This story happened to me in 2015 while wearing a Fitbit Charge HR fitness tracker. In the meantime, I switched to the newer Fitbit Charge HR 2. Although I haven’t tested this trick with the new version, it is probably still working. I would even say, this works with most if not all ‘floor counting’ fitness devices.
What is this all about?!
Those fitness tracker devices try to measure your daily activity and overall fitness level.
Since it’s not really possible to look into somebodies actual fitness level, those devices measure health related indicators. Common examples are how many steps a person has walked or how the heart rate behaves while performing different activities.
In our case, however, we’ll focus solely on the count of floors a person has climbed upwards.
To further motivate the users, companies like Fitbit tend to build a community system around their products. Part of Fitbit’s community system are badges you can achieve by hitting some milestones.

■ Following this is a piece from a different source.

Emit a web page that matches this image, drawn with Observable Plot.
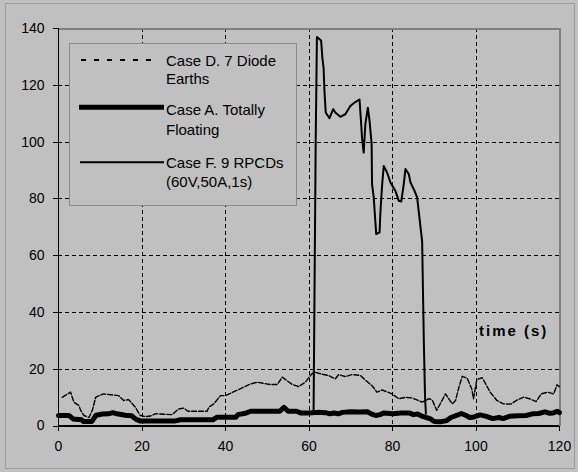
<!DOCTYPE html>
<html><head><meta charset="utf-8">
<script src="https://cdn.jsdelivr.net/npm/d3@7"></script>
<script src="https://cdn.jsdelivr.net/npm/@observablehq/plot@0.6"></script>
<style>
html,body{margin:0;padding:0;background:#c0c0c0;}
#wrap{position:relative;width:578px;height:472px;font-family:"Liberation Sans",Arial,sans-serif;}
#frame{position:absolute;left:5px;top:3px;width:570px;height:466px;border:1px solid #9c9c9c;box-sizing:border-box;}
#wrap svg{position:absolute;left:0;top:0;}
</style>
</head><body>
<div id="wrap"><div id="frame"></div></div>
<script>
// Tick values
const xTicks = [0, 20, 40, 60, 80, 100, 120];
const yTicks = [0, 20, 40, 60, 80, 100, 120, 140];

// Series names
const seriesNames = ["Case D. 7 Diode Earths", "Case A. Totally Floating", "Case F. 9 RPCDs (60V,50A,1s)"];

// Case D (dashed, thin)
const caseDx = [0.9,2.9,3.7,4.9,5.3,6.1,7.3,8.1,8.9,9.7,10.8,14.4,15.6,16.8,18.4,19.6,20.8,22,23.2,27.2,28.8,30,31,35.6,36,37.2,38.8,40,46,47.6,49.2,50.8,52.4,53.6,56,57.5,59.1,60.7,61.5,62.7,64.7,66.3,67.1,68.7,70.3,72.3,73.5,75.1,76.3,77.5,79.9,81.5,83.1,84.7,87.1,88.7,89.5,90.6,91.5,92.7,94.3,95.1,95.9,96.7,97.9,99,99.4,100.2,101.5,103.4,105,106.6,108.3,109.9,111.5,113,114.4,115.6,117.2,118.6,119.4,120];
const caseDy = [10.1,11.9,8.4,7.2,5.5,3.7,3.0,5.5,10.1,10.7,11.3,10.7,9.0,9.3,6.6,3.7,3.3,3.5,4.3,4.0,6.0,6.3,5.2,5.2,6.6,7.8,10.7,10.7,14.8,15.4,15.0,14.6,14.6,17.2,14.6,13.9,15.4,18.4,18.9,18.4,17.8,16.6,18.1,17.4,18.1,17.8,16.2,14.2,11.9,12.7,11.3,9.6,10.1,9.9,8.4,9.6,9.2,5.5,8.0,11.3,7.8,9.0,13.6,17.5,16.8,13.0,9.6,16.4,17.0,11.9,9.0,7.8,7.7,9.2,10.2,9.5,8.6,11.3,11.9,11.3,14.5,13.8];

// Case A (thick)
const caseAx = [0,2.5,3.5,5.5,6,8,9,10.5,12,13,14,16,17.5,18.5,19.5,22,28,29.2,37,38,42.5,43,45,46,53,54,55,57,58,60,62,64,65,66,67,68,70,72,74,75,76,77,78,80,82,84,85,86,87,88,89,90,91.5,93,94,95.5,96.5,97.5,98.5,99.5,101,102.5,104,105.5,106.5,108,110,112,113.5,115,116.5,117.5,118.5,119.5,120];
const caseAy = [3.7,3.7,2.5,2.2,1.6,1.6,3.8,4.2,4.3,4.7,4.3,3.8,3.6,2.4,1.8,1.8,1.8,2.2,2.2,3.1,3.1,4.0,4.6,5.2,5.2,6.6,5.2,5.2,4.6,4.6,4.8,4.7,4.3,4.6,4.3,4.8,5.0,4.9,5.0,4.2,3.7,4.0,4.6,4.3,4.6,4.6,4.0,4.2,3.5,3.0,2.6,1.6,1.5,1.9,3.0,3.8,4.4,3.8,3.0,3.2,3.9,3.4,2.6,3.0,2.6,3.4,3.6,3.7,4.3,4.4,5.0,4.5,4.6,5.2,4.7];

// Case F (thin solid)
const caseFx = [60.8,61.1,61.6,61.9,62.9,63.2,63.5,63.7,64,64.9,65.8,66.3,67.5,68.7,69.9,71.1,72.1,72.5,72.7,73.1,73.5,74.1,74.5,75,75.1,75.5,76.1,76.9,77.1,77.5,77.9,78.7,79.5,80.7,81.5,82.1,82.7,83.1,83.9,84.3,85.1,85.9,87.1,87.5,87.8,88];
const caseFy = [4.6,5,100,137,135.8,129.7,126,118,110.4,108.4,111.6,110.4,108.9,109.8,112.7,114.1,115,106.3,101.6,96.3,106.3,112.1,107.5,99.3,85.2,80.5,67.6,68.2,75.2,84.6,91.6,89.3,85.8,82.8,79.3,79.1,85.2,90.5,88.7,85.8,83.4,80.5,65,30,10,4.3];

const toRows = (xs, ys) => xs.map((x, i) => ({x, y: ys[i]}));
const dRows = toRows(caseDx, caseDy);
const aRows = toRows(caseAx, caseAy);
const fRows = toRows(caseFx, caseFy);

const xMax = xTicks[xTicks.length - 1];
const yMax = yTicks[yTicks.length - 1];
const innerX = xTicks.filter(v => v > 0 && v < xMax);
const innerY = yTicks.filter(v => v > 0 && v < yMax);
const crisp = {shapeRendering: "crispEdges"};

const chart = Plot.plot({
  width: 578,
  height: 472,
  marginLeft: 58,
  marginRight: 19,
  marginTop: 28,
  marginBottom: 46.5,
  style: {background: "transparent", fontSize: "14px", fontFamily: "'Liberation Sans', Arial, sans-serif", color: "black"},
  x: {domain: [0, xMax]},
  y: {domain: [0, yMax]},
  marks: [
    Plot.ruleX(innerX, {stroke: "black", strokeDasharray: "4,3", strokeWidth: 1, ...crisp}),
    Plot.ruleY(innerY, {stroke: "black", strokeDasharray: "4,3", strokeWidth: 1, ...crisp}),
    Plot.ruleY([yMax], {stroke: "#808080", strokeWidth: 2, ...crisp}),
    Plot.ruleX([xMax], {stroke: "#808080", strokeWidth: 2, ...crisp}),
    Plot.ruleX([0], {stroke: "black", strokeWidth: 1.3, ...crisp}),
    Plot.ruleY([0], {stroke: "black", strokeWidth: 1.3, ...crisp}),
    Plot.axisX({ticks: xTicks, tickSize: 5, tickPadding: 10, label: null, stroke: "black", fill: "black", ...crisp}),
    Plot.axisY({ticks: yTicks, tickSize: 5, tickPadding: 9, label: null, stroke: "black", fill: "black", ...crisp}),
    Plot.line(dRows, {x: "x", y: "y", stroke: "black", strokeWidth: 1.4, strokeDasharray: "5,2"}),
    Plot.line(aRows, {x: "x", y: "y", stroke: "black", strokeWidth: 5}),
    Plot.line(fRows, {x: "x", y: "y", stroke: "black", strokeWidth: 2})
  ]
});
const wrap = document.getElementById("wrap");
wrap.appendChild(chart);

// Overlay: legend and time label
const ns = "http://www.w3.org/2000/svg";
const ov = document.createElementNS(ns, "svg");
ov.setAttribute("width", 578); ov.setAttribute("height", 472);
ov.style.pointerEvents = "none";
ov.innerHTML = `
<rect x="69.5" y="43.5" width="227" height="162" fill="#c0c0c0" stroke="#8c8c8c" stroke-width="1" shape-rendering="crispEdges"/>
<line x1="81" x2="157" y1="60" y2="60" stroke="black" stroke-width="2" stroke-dasharray="5,8"/>
<line x1="79" x2="164" y1="107.3" y2="107.3" stroke="black" stroke-width="5"/>
<line x1="80" x2="164" y1="162.3" y2="162.3" stroke="black" stroke-width="2"/>
<g font-family="'Liberation Sans', Arial, sans-serif" font-size="15" fill="black">
<text x="166" y="65.5">Case D. 7 Diode</text>
<text x="166" y="83.5">Earths</text>
<text x="166" y="115">Case A. Totally</text>
<text x="166" y="135">Floating</text>
<text x="166" y="168">Case F. 9 RPCDs</text>
<text x="166" y="187">(60V,50A,1s)</text>
<text x="479" y="335.5" font-weight="bold" letter-spacing="2">time (s)</text>
</g>`;
wrap.appendChild(ov);
</script>
</body></html>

This is the story of how I managed to climb 700 Floors without actually climbing 700 Floors, earning the following precious batch. (It is in German, due to my default language settings).
Just for reference how insane this is. At least for somebody like me, whose fitness level could be described as ‘average’.
The tallest building in the world is right now The Burj Khalifa with 163 floors above the ground. Therefore, my 700 floors batch tells the community that I climbed an equivalent of 4–5 times the tallest building in the world in one single day!
Quite impressive, isn’t it? Especially to people that know me in real life.
How does Fitbit track floors?
As you probably know, all fitness trackers contain at least a movement sensor. This sensor detects specific movement patterns and the software decides “Yes, this was a step … let’s increase the overall step count.”
But how to distinguish a step on a normal street from stepping upwards on stairs or a hill?
By only using a movement sensor, this is quite impossible to do reliably. The movement differences are just to subtle. Thus, Fitbit has also integrated a second sensor to help out with this task. This is no secret and they are fairly open on it. Their FAQs state:
Fitbit devices that count floors have an altimeter sensor that can detect when you’re going up or down in elevation. Your device registers one floor when you climb about 10 feet at one time. It does not register floors when you go down.
They further state:
Fitbit devices do not count the elevation gains simulated from a StairMaster, inclined treadmill, or other stationary exercise equipment. Your device uses changes in barometric pressure to detect elevation change, and therefore requires that you physically change elevation in order to properly record floors.
Let’s collect interesting facts we just accuired.
- An altimeter sensor is used to detect changes in barometric pressure
- Only upwards movement is tracked
We can further deduce that a combination of barometric pressure change and actual physical movement is required to increase the floor count. Why? Think about using an elevator in a tall building. If only the pressure change is counted, every ride in an elevator would heavily distort the floor count.
Somebody might suggest now: ‘Let’s walk in circles while using an elevator!’ You can try it, but I couldn’t make it work. I guess that the barometric pressure is changing in an elevator way to quick for Fitbit to fall for it.
Since Fitbit only counts upward movement and barometric pressure decreases with rising altitude, we are only interested in falling barometric pressures.
Let’s update our list:
- A decreasing barometric pressure, combined with physical movement is required
- The pressure must decrease in a ‘humanly possible' speed
We don’t want to climb any hills or stairs for that precious 700 floors badge. A long walk, however, is fine.
Therefore, we need to find a way for manipulating our surrounding air pressure while talking a loooong walk. That way, we coud trick Fitbit into counting these steps as upward movement instead of simple forward movement.
But how to manipulate air pressure on the streets while talking a walk?!
This is a nearly impossible task! At least for us mere humans! Mother nature got you covered, though.
When weather changes from ‘good’ to ‘stormy’ the air pressure tends to fall. Or it will at least dynamically rise and fall over a given period. This phenomenon is what we want! Just take a long walk while a storm is arriving.
On one day, after work, I saw on the weather map a summer storm making its way to my location! I went out and walked for about 2 hours straight from work to home and it worked.
That’s it! That was the trick!
When I arrived at home, I had reached 700 floors and earned a shiny new rainbow batch! ☺
Please take care and use your brain when taking a walk during a storm. Don’t risk your health for a silly batch!
I think that cheating is in general a bad thing and the badges should be earned in an honest way.
I, however, also like to understand things … and that is what this article is about. Understanding!
Take a long walk when a storm is going to arrive.